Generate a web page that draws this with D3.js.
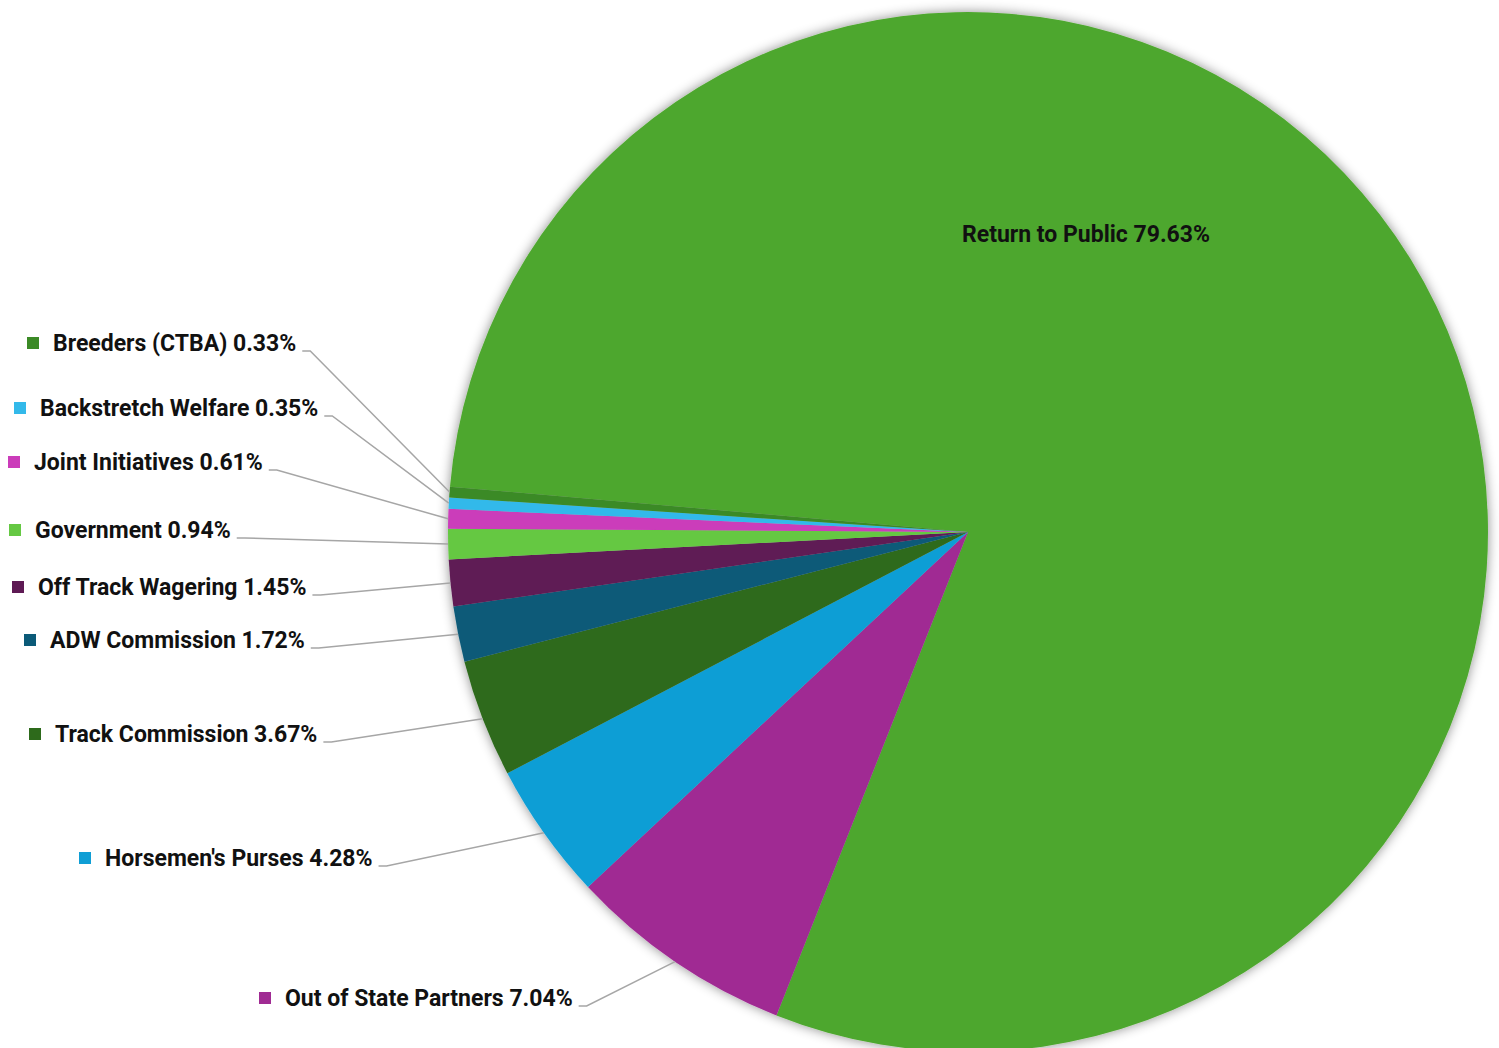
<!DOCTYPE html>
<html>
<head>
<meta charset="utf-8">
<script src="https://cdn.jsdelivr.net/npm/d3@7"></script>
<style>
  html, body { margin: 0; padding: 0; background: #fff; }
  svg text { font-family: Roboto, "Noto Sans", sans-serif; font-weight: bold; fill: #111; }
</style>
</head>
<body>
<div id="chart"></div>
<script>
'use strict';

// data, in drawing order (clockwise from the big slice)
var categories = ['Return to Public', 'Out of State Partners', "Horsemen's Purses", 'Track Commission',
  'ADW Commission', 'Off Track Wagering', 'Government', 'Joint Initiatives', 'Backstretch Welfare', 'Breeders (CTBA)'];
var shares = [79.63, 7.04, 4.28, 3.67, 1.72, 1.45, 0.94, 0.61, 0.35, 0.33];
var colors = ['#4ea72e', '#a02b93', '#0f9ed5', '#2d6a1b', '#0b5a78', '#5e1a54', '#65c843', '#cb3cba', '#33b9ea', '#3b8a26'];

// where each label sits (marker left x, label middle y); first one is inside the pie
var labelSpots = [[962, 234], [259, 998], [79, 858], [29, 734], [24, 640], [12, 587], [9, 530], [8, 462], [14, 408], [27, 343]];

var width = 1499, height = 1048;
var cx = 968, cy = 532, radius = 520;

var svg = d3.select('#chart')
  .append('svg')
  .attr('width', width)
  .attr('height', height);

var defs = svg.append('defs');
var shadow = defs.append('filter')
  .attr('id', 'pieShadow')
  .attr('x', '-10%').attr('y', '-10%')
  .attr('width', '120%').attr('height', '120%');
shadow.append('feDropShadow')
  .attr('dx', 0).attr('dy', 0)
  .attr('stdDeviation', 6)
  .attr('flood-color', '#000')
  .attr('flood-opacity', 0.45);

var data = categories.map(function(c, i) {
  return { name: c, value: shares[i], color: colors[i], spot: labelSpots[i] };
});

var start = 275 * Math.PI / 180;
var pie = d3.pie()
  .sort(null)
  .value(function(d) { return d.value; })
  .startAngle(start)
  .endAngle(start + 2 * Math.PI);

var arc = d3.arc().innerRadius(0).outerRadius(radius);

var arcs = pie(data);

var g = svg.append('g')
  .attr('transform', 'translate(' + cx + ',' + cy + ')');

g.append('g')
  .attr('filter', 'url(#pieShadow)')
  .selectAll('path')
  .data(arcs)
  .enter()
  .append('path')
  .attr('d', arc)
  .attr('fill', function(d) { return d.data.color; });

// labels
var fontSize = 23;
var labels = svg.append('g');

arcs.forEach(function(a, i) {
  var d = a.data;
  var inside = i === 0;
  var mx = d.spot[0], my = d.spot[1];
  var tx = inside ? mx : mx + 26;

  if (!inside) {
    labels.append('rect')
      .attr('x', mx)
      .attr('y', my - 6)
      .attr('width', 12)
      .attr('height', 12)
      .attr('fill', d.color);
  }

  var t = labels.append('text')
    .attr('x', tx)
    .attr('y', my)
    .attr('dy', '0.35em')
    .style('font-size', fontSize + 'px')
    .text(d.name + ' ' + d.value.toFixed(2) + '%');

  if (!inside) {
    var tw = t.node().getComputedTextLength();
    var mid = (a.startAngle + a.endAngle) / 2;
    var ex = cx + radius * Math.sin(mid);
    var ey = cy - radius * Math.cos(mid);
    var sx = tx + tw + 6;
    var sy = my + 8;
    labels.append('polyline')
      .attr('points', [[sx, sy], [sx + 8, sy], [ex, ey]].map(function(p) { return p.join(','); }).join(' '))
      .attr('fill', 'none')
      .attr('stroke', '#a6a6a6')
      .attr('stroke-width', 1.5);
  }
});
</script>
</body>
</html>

◇ ◇ ◇

| WHAT YOU SHOULD DO |
Exclude the pictures, and transcribe all of the material exactly.

| THE ANSWER |
Generate a web page that draws this with D3.js.
<!DOCTYPE html>
<html>
<head>
<meta charset="utf-8">
<script src="https://cdn.jsdelivr.net/npm/d3@7"></script>
<style>
  html, body { margin: 0; padding: 0; background: #fff; }
  svg text { font-family: Roboto, "Noto Sans", sans-serif; font-weight: bold; fill: #111; }
</style>
</head>
<body>
<div id="chart"></div>
<script>
'use strict';

// data, in drawing order (clockwise from the big slice)
var categories = ['Return to Public', 'Out of State Partners', "Horsemen's Purses", 'Track Commission',
  'ADW Commission', 'Off Track Wagering', 'Government', 'Joint Initiatives', 'Backstretch Welfare', 'Breeders (CTBA)'];
var shares = [79.63, 7.04, 4.28, 3.67, 1.72, 1.45, 0.94, 0.61, 0.35, 0.33];
var colors = ['#4ea72e', '#a02b93', '#0f9ed5', '#2d6a1b', '#0b5a78', '#5e1a54', '#65c843', '#cb3cba', '#33b9ea', '#3b8a26'];

// where each label sits (marker left x, label middle y); first one is inside the pie
var labelSpots = [[962, 234], [259, 998], [79, 858], [29, 734], [24, 640], [12, 587], [9, 530], [8, 462], [14, 408], [27, 343]];

var width = 1499, height = 1048;
var cx = 968, cy = 532, radius = 520;

var svg = d3.select('#chart')
  .append('svg')
  .attr('width', width)
  .attr('height', height);

var defs = svg.append('defs');
var shadow = defs.append('filter')
  .attr('id', 'pieShadow')
  .attr('x', '-10%').attr('y', '-10%')
  .attr('width', '120%').attr('height', '120%');
shadow.append('feDropShadow')
  .attr('dx', 0).attr('dy', 0)
  .attr('stdDeviation', 6)
  .attr('flood-color', '#000')
  .attr('flood-opacity', 0.45);

var data = categories.map(function(c, i) {
  return { name: c, value: shares[i], color: colors[i], spot: labelSpots[i] };
});

var start = 275 * Math.PI / 180;
var pie = d3.pie()
  .sort(null)
  .value(function(d) { return d.value; })
  .startAngle(start)
  .endAngle(start + 2 * Math.PI);

var arc = d3.arc().innerRadius(0).outerRadius(radius);

var arcs = pie(data);

var g = svg.append('g')
  .attr('transform', 'translate(' + cx + ',' + cy + ')');

g.append('g')
  .attr('filter', 'url(#pieShadow)')
  .selectAll('path')
  .data(arcs)
  .enter()
  .append('path')
  .attr('d', arc)
  .attr('fill', function(d) { return d.data.color; });

// labels
var fontSize = 23;
var labels = svg.append('g');

arcs.forEach(function(a, i) {
  var d = a.data;
  var inside = i === 0;
  var mx = d.spot[0], my = d.spot[1];
  var tx = inside ? mx : mx + 26;

  if (!inside) {
    labels.append('rect')
      .attr('x', mx)
      .attr('y', my - 6)
      .attr('width', 12)
      .attr('height', 12)
      .attr('fill', d.color);
  }

  var t = labels.append('text')
    .attr('x', tx)
    .attr('y', my)
    .attr('dy', '0.35em')
    .style('font-size', fontSize + 'px')
    .text(d.name + ' ' + d.value.toFixed(2) + '%');

  if (!inside) {
    var tw = t.node().getComputedTextLength();
    var mid = (a.startAngle + a.endAngle) / 2;
    var ex = cx + radius * Math.sin(mid);
    var ey = cy - radius * Math.cos(mid);
    var sx = tx + tw + 6;
    var sy = my + 8;
    labels.append('polyline')
      .attr('points', [[sx, sy], [sx + 8, sy], [ex, ey]].map(function(p) { return p.join(','); }).join(' '))
      .attr('fill', 'none')
      .attr('stroke', '#a6a6a6')
      .attr('stroke-width', 1.5);
  }
});
</script>
</body>
</html>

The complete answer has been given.